Docker 和 Kubernetes 需要用同一個 cgroup
我是將 Docker cgroup 改為 systemd
細節可以參考 Day 3
sudo bash -c "cat > /etc/docker/daemon.json <<EOF
{
\"exec-opts\": ["native.cgroupdriver=systemd"]
}
EOF
"
sudo systemctl restart docker
建立 cluster 後執行 kubectl
指令顯示憑證錯誤,x509: certificate signed by unknown authority... (verify candidate authority certificate "kubernetes")
kubectl get nodes
output...
Unable to connect to the server: x509: certificate signed by unknown authority (possibly because of "crypto/rsa: verification error" while trying to verify candidate authority certificate "kubernetes")
使用者少做了 non-root user 的步驟設定 config
將 config 重新複製一份到自己的 home 目錄
mkdir -p $HOME/.kube
sudo cp -i /etc/kubernetes/admin.conf $HOME/.kube/config
sudo chown $(id -u):$(id -g) $HOME/.kube/config
建立 Pod 失敗
透過 describe Por 查看顯示
Warning FailedScheduling 4m34s default-scheduler 0/1 nodes are available: 1 node(s) had taint {node-role.kubernetes.io/master: }, that the pod didn't tolerate.

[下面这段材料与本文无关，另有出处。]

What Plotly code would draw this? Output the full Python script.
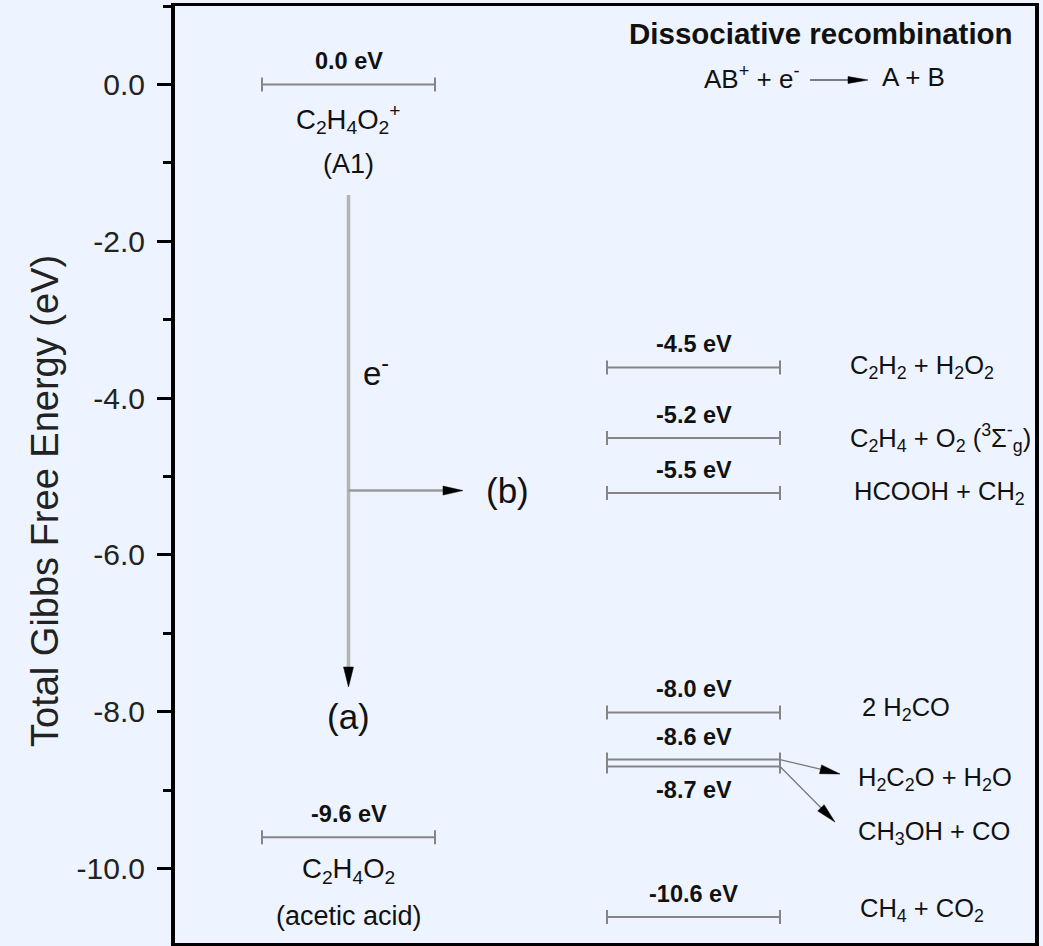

scheduler 沒辦法將 Pod 部署在 control plane 上
一般不會將 Pod 部署在 control plane 上,在 control plane 上的 node 會有 taint kubectl taint nodes whale1 node-role.kubernetes.io/control-plane:NoSchedule
執行指令移除 taint
kubectl taint nodes whale1 node-role.kubernetes.io/control-plane-
希望這篇能少一點用到~祝大家安裝順利、完全沒有 bug 出現~